Data Center Intelligence/AI & Automated Security Tools: The use of machine learning to aid in accelerating threat detection will complement the growth of automated security tools by giving IT workers the ability to focus on more complex tasks and strategy, according to a Data Center Dynamics blog.
Machine intelligence and automation streamline changes across multiple environments while providing agility and flexibility through change management. With the growth of remote workforce, data centers will require enhancements for securing workplace applications and sensitive data transmission like Multi Factor Authentication (MFA) and other similar applications.
- Change: As threats to data center security change, technologies built to protect must also evolve. The changing technologies have been constantly covering IoT devices as they increase in quantity and data capturing capabilities, edge computing (deployments will double by 2024), and a shift to cloud accelerating twice as fast as before the COVID-19 pandemic.

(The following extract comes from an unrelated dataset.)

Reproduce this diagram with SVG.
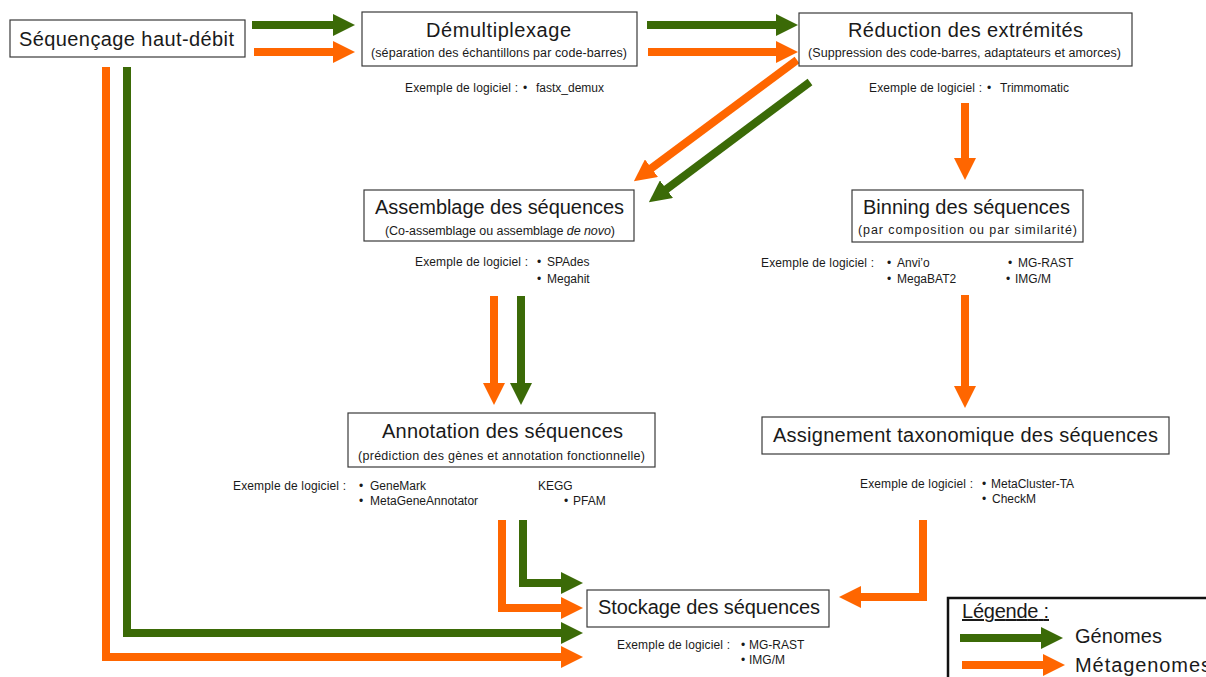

Shift Away from Traditional On-Premise to Hybrid Data Centers: Infrastructure strategies are now putting more emphasis on the people and their requirements for data versus the physical facilities themselves, according to a Gartner blog from 2019. Gartner predicted, by 2025, 80% of enterprises will shut down their traditional data centers.
A Paloalto blog notes an obvious trend is the move to a hybrid cloud, with many organizations looking to make their private data centers more “cloud” like. Infrastructure Strategies require agile network capabilities where an enterprise may or may not exist in the future. These networks need to be able to collaborate within the ecosystem and be scalable for remote growth. The majority of infrastructure strategies in the future will mix data center strategies in lieu of relying just on on-premise strategies. This will result in blending on-premise, co-location, cloud and edge compute strategies into a corporate data center strategy that supports the enterprise, remote and vendor ecosystems.
We can see how these trends are impacting global security spending. The data revolution continues and requires us to systematically process, upgrade and revisit our data center strategies.